Cara pandang alam sebagai mesin menumbuhkan semangat manusia untuk belajar menguasai alam. Sebelumnya manusia melihat alam sebagai hantu raksasa hitam besar yang menyeramkan. Selanjutnya timbullah hasrat manusia-manusia untuk terus mengamati, menelusuri dan menguasai alam. Akal dijadikan subjek sementara alam sebagai objek.
Ternyata dalam perkembangannya manusia menjadi semakin ambisius dalam memperlakukan alam. Mereka tidak peduli pada efek-efek buruk yang akan mereka alami bila mengeksporasi alam secara membabi buta. Maka berbagai bencana alam yang dihadapi manusia tidak lepas dari olah tangan manusia itu sendiri.
Seharusnya tidaklah timbul bencana apabila manusia tidak mempopulerkan slogan “Menaklukkan Alam”. Manusia selalu berada pada dua kondisi emosi ekstrim terhadap alam, awalnya ‘berputus asa’ akan kekuatan alam menjadi bersikap ‘sombong’ terhadap alam. Dua kondisi emosi yang menjadi sebab Azalil dikutuk dan diusir dari surga hingga berubah menjadi Iblis. Karena kefakihannya Iblis bersikap sombong lalu setelah dinyatakan terkutuk, dia berputus asa dari ampunan Allah.

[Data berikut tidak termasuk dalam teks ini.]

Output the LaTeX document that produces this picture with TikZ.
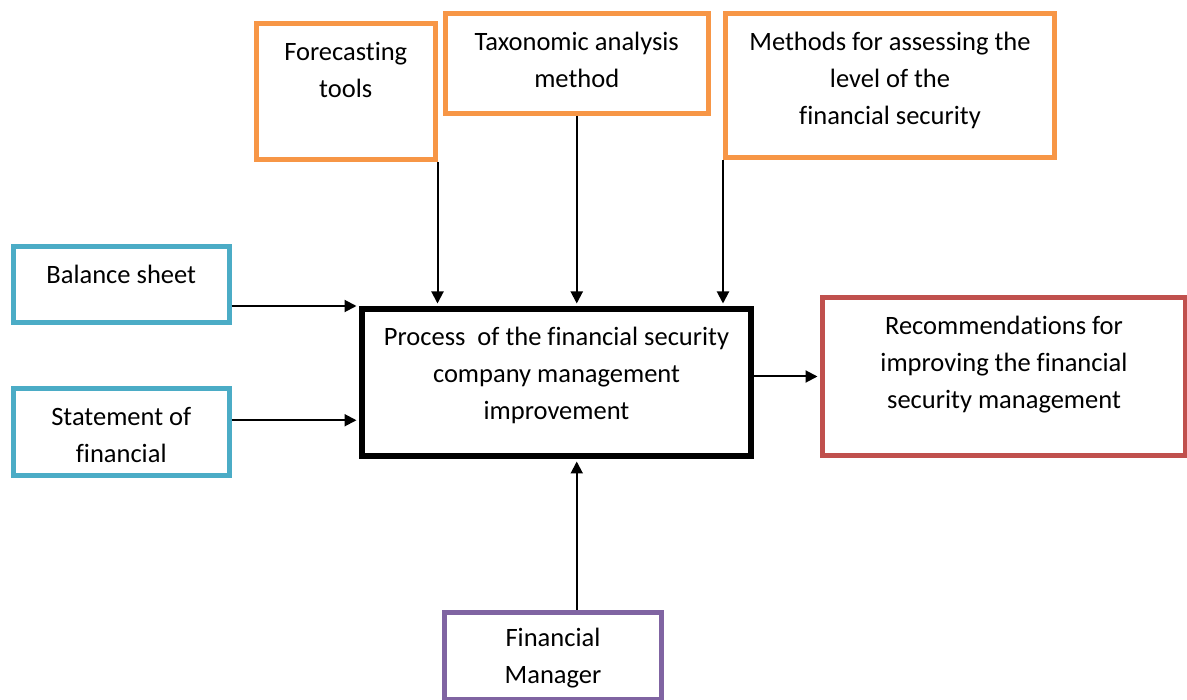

Sebab itu, slogan yang berbunyi menaklukkan alam harus dirubah menjadi “Bersahabat dengan Alam”. Sikap baru terhadap alam ini merupakan jalan tengah dimana manusia dapat melaksanakan fungsinya selaku khalifatullah fil ard (Wakil Tuhan di bumi). Untuk mewujudkan cita-cita ini kita harus kembali kepada maksud Descartes secara utuh. Descartes tidak pernah melupakan peran Tuhan dalam menerapkan metode obserfasinya terhadap alam. Descartes mencoba membangun hubungan yang selaras antara Tuhan, manusia dan alam. Konsep ini selaras dengan maskud Tuhan menciptakan manusia di bumi yaitu menggunakan akal untuk mengolah potensi alam demi kemuslahatan manusia.
Bagaimana tidak, binatang-binatang ternak seperti lembu, misalnya setelah mengambil sesuatu dari alam berupa rumput, lembu dapat membayar jasa alam berupa ampas yang dikeluarkan yang bermanfaat untuk kesuburan alam. Sementara manusia setelah menggundul hutan, jangankan untuk melakukan reboisasi, malah membunuh hewan-hewan penghuni hutan serta ‘menghadiahkan’ banjir bandang bagi masyarakat sekitar hutan.
Agar dapat hidup tenang dan bersahabat dengan alam, marilah kita menafsirkan kembali pemikiran Rene Descartes tentang relasi antara Tuhan, manusia dan alam. Mari kita berlomba-lomba menjadi Khalifatullah, wakil Tuhan yang baik dengan terus menerus melakukan konserfasi alam untuk kita sekarang dan anak cucu kita di hari esok.